I have been thinking that things may be coming to an end with me and my boyfriend.
There is an age gap between us, I'm 25, he's 35. We've been together three and a bit years. It's all a very long story and there are many, many plus points to our relationship. He is a very kind, loving, caring, funny, thoughtful man and I really thought we were perfect for each other. But the last year has killed us a bit. Here are the problems:
- he's very depressed, has no hope for the future, probably bipolar, but will no longer try to improve his mental health. To his credit he has tried everything over the years.

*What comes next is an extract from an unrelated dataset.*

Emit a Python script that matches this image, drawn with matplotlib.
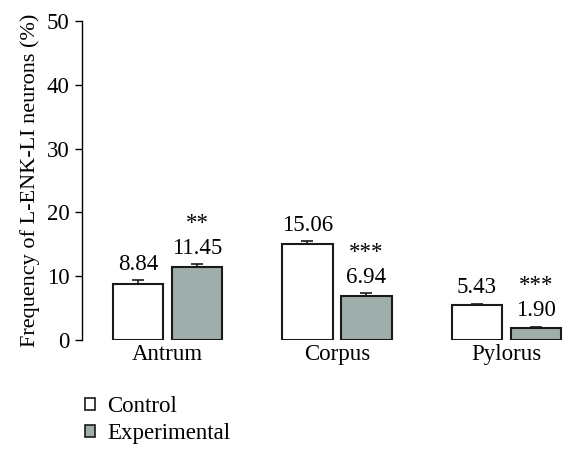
import matplotlib
matplotlib.use("Agg")
import matplotlib.pyplot as plt
from matplotlib.patches import Patch
import numpy as np

categories = ["Antrum", "Corpus", "Pylorus"]
control = [8.84, 15.06, 5.43]
experimental = [11.45, 6.94, 1.90]
control_err = [0.5, 0.4, 0.25]
experimental_err = [0.45, 0.35, 0.15]
stars_exp = ["**", "***", "***"]
series_names = ["Control", "Experimental"]
yticks = [0, 10, 20, 30, 40, 50]

plt.rcParams['font.family'] = ['Liberation Serif', 'DejaVu Serif']
FS = 16.5

fig = plt.figure(figsize=(5.76, 4.55), dpi=100)
ax = fig.add_axes([82/576, 1-340/455, 494/576, (340-21)/455])

x = np.arange(len(categories))
w = 0.30
off = 0.174
edge = '#1a1a1a'
gray = '#9fadab'

ax.bar(x - off, control, w, color='white', edgecolor=edge, linewidth=1.5, zorder=3)
ax.bar(x + off, experimental, w, color=gray, edgecolor=edge, linewidth=1.5, zorder=3)
ax.errorbar(x - off, control, yerr=control_err, fmt='none', ecolor=edge,
            elinewidth=1.2, capsize=4, capthick=1.2, zorder=2)
ax.errorbar(x + off, experimental, yerr=experimental_err, fmt='none', ecolor=edge,
            elinewidth=1.2, capsize=4, capthick=1.2, zorder=2)

for i in range(len(categories)):
    ax.annotate(f"{control[i]:.2f}", (x[i] - off, control[i] + control_err[i]),
                xytext=(0, 4), textcoords='offset points', ha='center', va='bottom', fontsize=FS)
    ax.annotate(f"{experimental[i]:.2f}", (x[i] + off, experimental[i] + experimental_err[i]),
                xytext=(0, 4), textcoords='offset points', ha='center', va='bottom', fontsize=FS)
    ax.annotate(stars_exp[i], (x[i] + off, experimental[i] + experimental_err[i]),
                xytext=(0, 22), textcoords='offset points', ha='center', va='bottom', fontsize=FS)

ax.set_xlim(-0.504, 2.41)
ax.set_ylim(0, 50)
ax.set_yticks(yticks)
ax.set_xticks(x)
ax.set_xticklabels(categories)
ax.tick_params(axis='x', length=0, pad=3, labelsize=FS)
ax.tick_params(axis='y', direction='out', length=5, width=1, labelsize=FS, pad=4)
for s in ['top', 'right', 'bottom']:
    ax.spines[s].set_visible(False)
ax.spines['left'].set_linewidth(1)
ax.set_ylabel("Frequency of L-ENK-LI neurons (%)", fontsize=FS - 0.5, labelpad=5)

handles = [Patch(facecolor='white', edgecolor=edge, linewidth=1.2),
           Patch(facecolor=gray, edgecolor=edge, linewidth=1.2)]
fig.legend(handles, series_names, loc='upper left', bbox_to_anchor=(76/576, 1-387/455),
           frameon=False, handlelength=0.45, handleheight=0.45, handletextpad=0.5,
           labelspacing=0.25, fontsize=FS, borderaxespad=0)

fig.savefig("out.png", dpi=100)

- age gap, he feels old and that his best years are behind him, he reminisces a lot
- I don't like the contact he has/had with his ex, I may have been a rebound, he says I wasn't
- we sleep in separate rooms due to his snoring which he won't try to treat
- as a part of his hopelessness about the future, over the last few months he has changed his mind and says he probably doesn't want kids. He did pre-COVID
- he doesn't think marriage is important
- I feel like he won't commit and he's puts off big things, eg, buying a house
- we barely have sex and now it is maybe every 3 weeks only when we are drunk. He is asexual and I believed I was at one point but we used to have a lot more sex. He has said the reasons he is not in the mood anymore is a fear of getting me pregnant.
- he has lied about things, eg. who/whether he is messaging, what he ate for breakfast, I found condoms in his pocket which he tried to justify in a number of ways.

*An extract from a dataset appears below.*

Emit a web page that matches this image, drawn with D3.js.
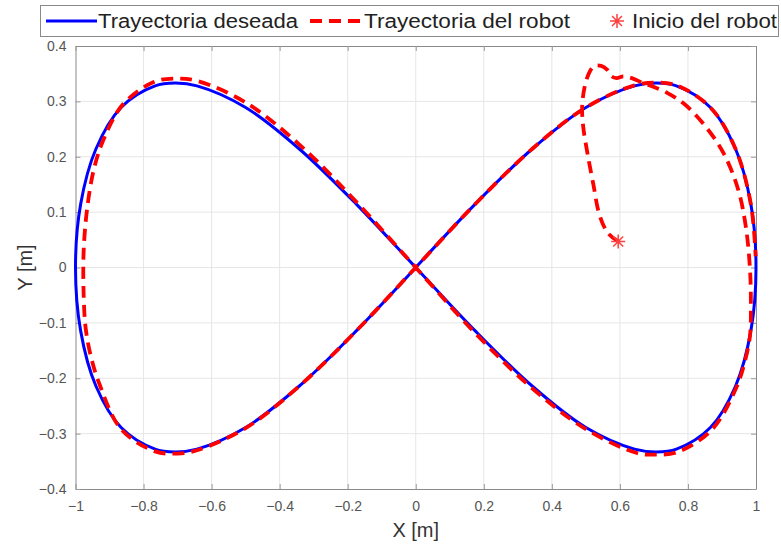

I don't think I want to be with him forever now. The lying in particular and the changing his mind about children is the key thing. I don't think he is having an affair, but he knows I am less trustful of him and we have had arguments about this
But the biggest issue I have is that I can't rent somewhere else alone because of my low wage, but I can't move into a share house without giving up my pet rabbits and guinea pigs. They need a garden/run/hutches and let's face it, landlords are not likely to allow it.
I love him very much, I really do. And I want it to work but COVID has put such a strain on us that I don't think we can go back. I also don't think I make him happy anymore, and that he is better suited to someone else. I want him to be happy too.
This is my first relationship and I am slowly realising I am quite naïve and clueless.